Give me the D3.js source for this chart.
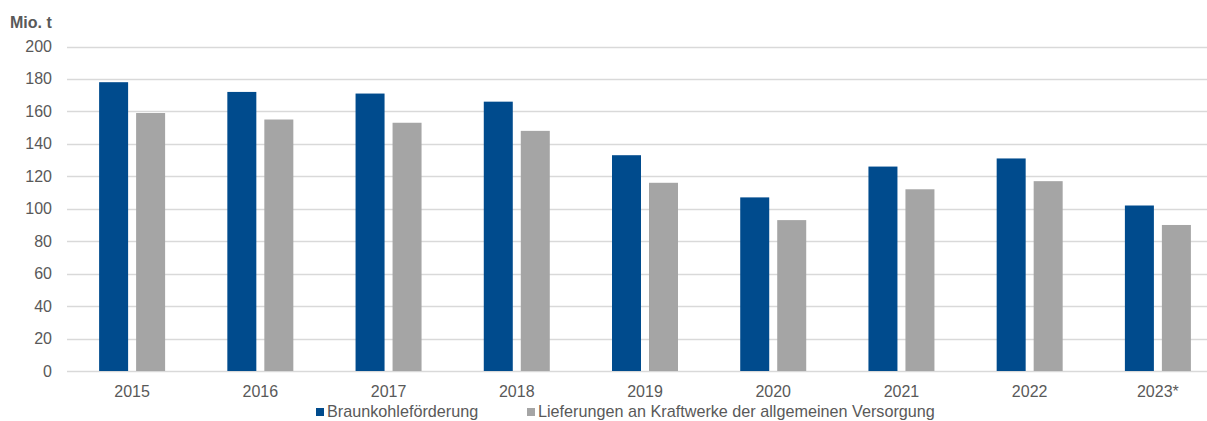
<!DOCTYPE html>
<html>
<head>
<meta charset="utf-8">
<script src="https://cdn.jsdelivr.net/npm/d3@7"></script>
<style>
  body { margin: 0; background: #fff; }
  text { font-family: "Liberation Sans", Arial, sans-serif; fill: #595959; }
</style>
</head>
<body>
<div class="content"></div>
<script>
//--> Data
const years = ["2015", "2016", "2017", "2018", "2019", "2020", "2021", "2022", "2023*"];
const foerderung = [178, 172, 171, 166, 133, 107, 126, 131, 102];
const lieferungen = [159, 155, 153, 148, 116, 93, 112, 117, 90];
const seriesNames = ["Braunkohleförderung", "Lieferungen an Kraftwerke der allgemeinen Versorgung"];
const seriesColors = ["#004B8D", "#A5A5A5"];
const yTicks = [0, 20, 40, 60, 80, 100, 120, 140, 160, 180, 200];

//--> Set up main elements
const width = 1207;
const height = 421;

const svg = d3
  .select(".content")
  .append("svg")
  .attr("width", width)
  .attr("height", height);

const x = d3.scaleBand().domain(years).range([68, 1222]);
const y = d3.scaleLinear().domain([0, 200]).range([371, 46.5]);

const barWidth = 29;
const barGap = 8;

//--> Grid
svg
  .append("g")
  .selectAll("line")
  .data(yTicks)
  .join("line")
  .attr("x1", 67)
  .attr("x2", width)
  .attr("y1", d => Math.round(y(d)) + 0.5)
  .attr("y2", d => Math.round(y(d)) + 0.5)
  .attr("stroke", "#d9d9d9")
  .attr("stroke-width", 1.3);

//--> Y labels
svg
  .append("g")
  .selectAll("text")
  .data(yTicks)
  .join("text")
  .attr("x", 52)
  .attr("y", d => y(d) + 5.5)
  .attr("text-anchor", "end")
  .attr("font-size", 16)
  .text(d => d);

svg
  .append("text")
  .attr("x", 10)
  .attr("y", 28)
  .attr("font-size", 16)
  .attr("font-weight", "bold")
  .text("Mio. t");

//--> Bars
const series = [foerderung, lieferungen];
series.forEach((values, s) => {
  svg
    .append("g")
    .selectAll("rect")
    .data(values)
    .join("rect")
    .attr("x", (d, i) => {
      const c = x(years[i]) + x.bandwidth() / 2;
      return s === 0 ? c - barGap / 2 - barWidth : c + barGap / 2;
    })
    .attr("y", d => y(d))
    .attr("width", barWidth)
    .attr("height", d => y(0) - y(d))
    .attr("fill", seriesColors[s]);
});

//--> X labels
svg
  .append("g")
  .selectAll("text")
  .data(years)
  .join("text")
  .attr("x", d => x(d) + x.bandwidth() / 2)
  .attr("y", 397)
  .attr("text-anchor", "middle")
  .attr("font-size", 16)
  .text(d => d);

//--> Legend
const legendX = [316, 527];
const legend = svg
  .append("g")
  .selectAll("g")
  .data(seriesNames)
  .join("g")
  .attr("transform", (d, i) => `translate(${legendX[i]}, 0)`);

legend
  .append("rect")
  .attr("y", 408)
  .attr("width", 8)
  .attr("height", 8)
  .attr("fill", (d, i) => seriesColors[i]);

legend
  .append("text")
  .attr("x", 11)
  .attr("y", 417)
  .attr("font-size", 16.2)
  .text(d => d);
</script>
</body>
</html>
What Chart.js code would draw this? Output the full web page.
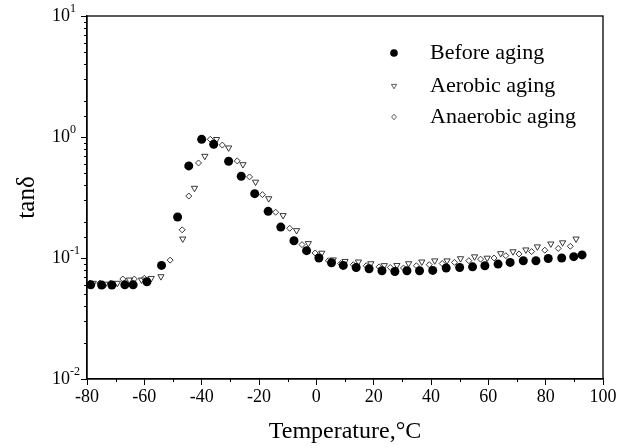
<!DOCTYPE html>
<html>
<head>
<meta charset="utf-8">
<script src="https://cdn.jsdelivr.net/npm/chart.js@4/dist/chart.umd.min.js"></script>
<style>
  body { margin: 0; background: #fff; }
  canvas { display: block; }
</style>
</head>
<body>
<canvas id="tan-chart" width="629" height="448"></canvas>
<script>
// tan(delta) vs temperature
const tempBefore = [-78.7, -74.9, -71.3, -66.8, -63.9, -59.1, -54.0, -48.4, -44.5, -40.0,
    -35.8, -30.6, -26.2, -21.5, -16.8, -12.4, -7.8, -3.4, 0.9, 5.3,
    9.4, 13.9, 18.4, 22.9, 27.4, 31.6, 36.0, 40.6, 45.3, 50.0,
    54.5, 58.8, 63.4, 67.6, 72.2, 76.6, 80.9, 85.6, 89.8, 92.7];
const tanBefore = [0.060, 0.0597, 0.0597, 0.060, 0.060, 0.0635, 0.0868, 0.218, 0.577, 0.957,
    0.87, 0.63, 0.474, 0.34, 0.243, 0.18, 0.139, 0.115, 0.100, 0.0914,
    0.0868, 0.0835, 0.0815, 0.0784, 0.0774, 0.0784, 0.0784, 0.079, 0.0826, 0.0835,
    0.0845, 0.0863, 0.089, 0.092, 0.095, 0.095, 0.099, 0.100, 0.1026, 0.106];

const tempAerobic = [-77.8, -73.6, -69.4, -65.2, -61.0, -57.6, -54.2, -46.6, -42.5, -38.9,
    -34.8, -30.6, -25.6, -21.2, -16.6, -11.6, -6.9, -2.8, 1.9, 5.9,
    10.0, 14.7, 19.0, 23.7, 28.1, 32.2, 36.8, 41.3, 45.6, 50.3,
    55.2, 59.6, 64.3, 68.6, 73.1, 77.1, 81.8, 85.9, 90.6];
const tanAerobic = [0.062, 0.061, 0.062, 0.066, 0.066, 0.068, 0.0703, 0.144, 0.378, 0.695,
    0.957, 0.815, 0.593, 0.425, 0.31, 0.225, 0.169, 0.132, 0.110, 0.0968,
    0.094, 0.093, 0.090, 0.0868, 0.087, 0.090, 0.093, 0.095, 0.095, 0.099,
    0.1026, 0.100, 0.109, 0.113, 0.117, 0.124, 0.131, 0.134, 0.144];

const tempAnaerobic = [-79.0, -75.5, -71.8, -67.5, -63.5, -60.0, -51.0, -46.8, -44.5, -41.1,
    -37.0, -32.8, -27.6, -23.3, -18.8, -14.2, -9.3, -5.0, -0.4, 4.2,
    8.5, 12.9, 17.4, 21.9, 25.8, 30.4, 34.9, 39.4, 43.9, 48.2,
    53.2, 57.3, 62.0, 66.1, 70.7, 75.1, 79.7, 84.4, 88.6];
const tanAnaerobic = [0.062, 0.062, 0.062, 0.067, 0.067, 0.068, 0.096, 0.171, 0.325, 0.61,
    0.957, 0.858, 0.635, 0.468, 0.334, 0.239, 0.176, 0.129, 0.110, 0.095,
    0.090, 0.088, 0.0863, 0.0845, 0.0835, 0.0826, 0.0863, 0.088, 0.090, 0.092,
    0.095, 0.0978, 0.100, 0.1045, 0.108, 0.113, 0.116, 0.120, 0.125];

const seriesNames = ['Before aging', 'Aerobic aging', 'Anaerobic aging'];
const yDecades = [0.01, 0.1, 1, 10];
const yExponents = ['-2', '-1', '0', '1'];

const FONT = "'Liberation Serif', 'Times New Roman', serif";

function toPoints(xs, ys) {
    return xs.map((x, i) => ({ x: x, y: ys[i] }));
}

function isDecade(v) {
    const l = Math.log10(v);
    return Math.abs(l - Math.round(l)) < 1e-6;
}

// frame, minor ticks, y tick labels with superscripts, legend
const decorations = {
    id: 'decorations',
    afterDraw(chart) {
        const ctx = chart.ctx;
        const area = chart.chartArea;
        const xScale = chart.scales.x;
        const yScale = chart.scales.y;
        ctx.save();

        ctx.strokeStyle = '#000';
        ctx.lineWidth = 1.3;
        ctx.strokeRect(area.left, area.top, area.right - area.left, area.bottom - area.top);

        // short minor ticks
        ctx.lineWidth = 1;
        ctx.beginPath();
        xScale.ticks.forEach(t => {
            if (t.value % 20 !== 0) {
                const px = Math.round(xScale.getPixelForValue(t.value)) + 0.5;
                ctx.moveTo(px, area.bottom);
                ctx.lineTo(px, area.bottom + 3);
            }
        });
        yScale.ticks.forEach(t => {
            if (!isDecade(t.value)) {
                const py = Math.round(yScale.getPixelForValue(t.value)) + 0.5;
                ctx.moveTo(area.left, py);
                ctx.lineTo(area.left - 3, py);
            }
        });
        ctx.stroke();

        ctx.fillStyle = '#000';
        ctx.textAlign = 'left';
        yDecades.forEach((v, i) => {
            const py = yScale.getPixelForValue(v);
            ctx.font = `18px ${FONT}`;
            ctx.textBaseline = 'middle';
            ctx.fillText('10', 52, py);
            ctx.font = `12px ${FONT}`;
            ctx.fillText(yExponents[i], 70, py - 7);
        });

        // legend
        const rows = [53, 86, 117];
        ctx.font = `22px ${FONT}`;
        ctx.textBaseline = 'middle';
        seriesNames.forEach((name, i) => {
            const mx = 394, my = rows[i];
            ctx.beginPath();
            if (i === 0) {
                ctx.arc(mx, my, 3.8, 0, Math.PI * 2);
                ctx.fill();
            } else if (i === 1) {
                ctx.moveTo(mx - 2.6, my - 1.6);
                ctx.lineTo(mx + 2.6, my - 1.6);
                ctx.lineTo(mx, my + 2.8);
                ctx.closePath();
                ctx.lineWidth = 0.8;
                ctx.strokeStyle = '#333';
                ctx.stroke();
            } else {
                ctx.moveTo(mx, my - 2.8);
                ctx.lineTo(mx + 2.4, my);
                ctx.lineTo(mx, my + 2.8);
                ctx.lineTo(mx - 2.4, my);
                ctx.closePath();
                ctx.lineWidth = 0.8;
                ctx.strokeStyle = '#333';
                ctx.stroke();
            }
            ctx.fillText(name, 430, my);
        });
        ctx.restore();
    }
};

new Chart(document.getElementById('tan-chart'), {
    type: 'scatter',
    data: {
        datasets: [{
            label: seriesNames[0],
            data: toPoints(tempBefore, tanBefore),
            pointStyle: 'circle',
            pointRadius: 4.5,
            backgroundColor: '#000',
            borderColor: '#000',
            borderWidth: 0,
        }, {
            label: seriesNames[1],
            data: toPoints(tempAerobic, tanAerobic),
            pointStyle: 'triangle',
            pointRotation: 180,
            pointRadius: 3.6,
            backgroundColor: 'rgba(255,255,255,0)',
            borderColor: '#222',
            borderWidth: 0.9,
        }, {
            label: seriesNames[2],
            data: toPoints(tempAnaerobic, tanAnaerobic),
            pointStyle: 'rectRot',
            pointRadius: 3,
            backgroundColor: 'rgba(255,255,255,0)',
            borderColor: '#222',
            borderWidth: 0.9,
        }]
    },
    options: {
        responsive: false,
        animation: false,
        events: [],
        layout: { padding: { left: 0, right: 26, top: 16, bottom: 0 } },
        plugins: {
            legend: { display: false },
            tooltip: { enabled: false }
        },
        scales: {
            x: {
                type: 'linear',
                min: -80,
                max: 100,
                afterFit: (scale) => { scale.height = 69; },
                ticks: {
                    stepSize: 10,
                    autoSkip: false,
                    maxRotation: 0,
                    padding: 1,
                    color: '#000',
                    font: { family: FONT, size: 18 },
                    callback: (v) => (v % 20 === 0 ? String(v) : '')
                },
                grid: {
                    drawOnChartArea: false,
                    drawTicks: true,
                    tickLength: 6,
                    tickColor: (c) => (c.tick && c.tick.value % 20 === 0 ? '#000' : 'rgba(0,0,0,0)')
                },
                border: { color: '#000', width: 1.3 },
                title: {
                    display: true,
                    text: 'Temperature,°C',
                    color: '#000',
                    font: { family: FONT, size: 24 },
                    padding: { top: 0, bottom: 2 }
                }
            },
            y: {
                type: 'logarithmic',
                min: 0.01,
                max: 10,
                afterFit: (scale) => { scale.width = 87; },
                ticks: {
                    autoSkip: false,
                    color: '#000',
                    callback: () => ''
                },
                grid: {
                    drawOnChartArea: false,
                    drawTicks: true,
                    tickLength: 6,
                    tickColor: (c) => (c.tick && isDecade(c.tick.value) ? '#000' : 'rgba(0,0,0,0)')
                },
                border: { color: '#000', width: 1.3 },
                title: {
                    display: true,
                    text: 'tanδ',
                    color: '#000',
                    font: { family: FONT, size: 25 },
                    padding: { top: 12, bottom: 0 }
                }
            }
        }
    },
    plugins: [decorations]
});
</script>
</body>
</html>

■ **Task brief**
Lines from the one with "What Chart.js code" through the one with "0.1026, 0.100, 0.109, 0.113, 0.117, 0.124, 0.131, 0.134, 0.144];" are the only ones to quote. Quote them exactly and leave out pictures.

■ **Written answer**
What Chart.js code would draw this? Output the full web page.
<!DOCTYPE html>
<html>
<head>
<meta charset="utf-8">
<script src="https://cdn.jsdelivr.net/npm/chart.js@4/dist/chart.umd.min.js"></script>
<style>
  body { margin: 0; background: #fff; }
  canvas { display: block; }
</style>
</head>
<body>
<canvas id="tan-chart" width="629" height="448"></canvas>
<script>
// tan(delta) vs temperature
const tempBefore = [-78.7, -74.9, -71.3, -66.8, -63.9, -59.1, -54.0, -48.4, -44.5, -40.0,
    -35.8, -30.6, -26.2, -21.5, -16.8, -12.4, -7.8, -3.4, 0.9, 5.3,
    9.4, 13.9, 18.4, 22.9, 27.4, 31.6, 36.0, 40.6, 45.3, 50.0,
    54.5, 58.8, 63.4, 67.6, 72.2, 76.6, 80.9, 85.6, 89.8, 92.7];
const tanBefore = [0.060, 0.0597, 0.0597, 0.060, 0.060, 0.0635, 0.0868, 0.218, 0.577, 0.957,
    0.87, 0.63, 0.474, 0.34, 0.243, 0.18, 0.139, 0.115, 0.100, 0.0914,
    0.0868, 0.0835, 0.0815, 0.0784, 0.0774, 0.0784, 0.0784, 0.079, 0.0826, 0.0835,
    0.0845, 0.0863, 0.089, 0.092, 0.095, 0.095, 0.099, 0.100, 0.1026, 0.106];

const tempAerobic = [-77.8, -73.6, -69.4, -65.2, -61.0, -57.6, -54.2, -46.6, -42.5, -38.9,
    -34.8, -30.6, -25.6, -21.2, -16.6, -11.6, -6.9, -2.8, 1.9, 5.9,
    10.0, 14.7, 19.0, 23.7, 28.1, 32.2, 36.8, 41.3, 45.6, 50.3,
    55.2, 59.6, 64.3, 68.6, 73.1, 77.1, 81.8, 85.9, 90.6];
const tanAerobic = [0.062, 0.061, 0.062, 0.066, 0.066, 0.068, 0.0703, 0.144, 0.378, 0.695,
    0.957, 0.815, 0.593, 0.425, 0.31, 0.225, 0.169, 0.132, 0.110, 0.0968,
    0.094, 0.093, 0.090, 0.0868, 0.087, 0.090, 0.093, 0.095, 0.095, 0.099,
    0.1026, 0.100, 0.109, 0.113, 0.117, 0.124, 0.131, 0.134, 0.144];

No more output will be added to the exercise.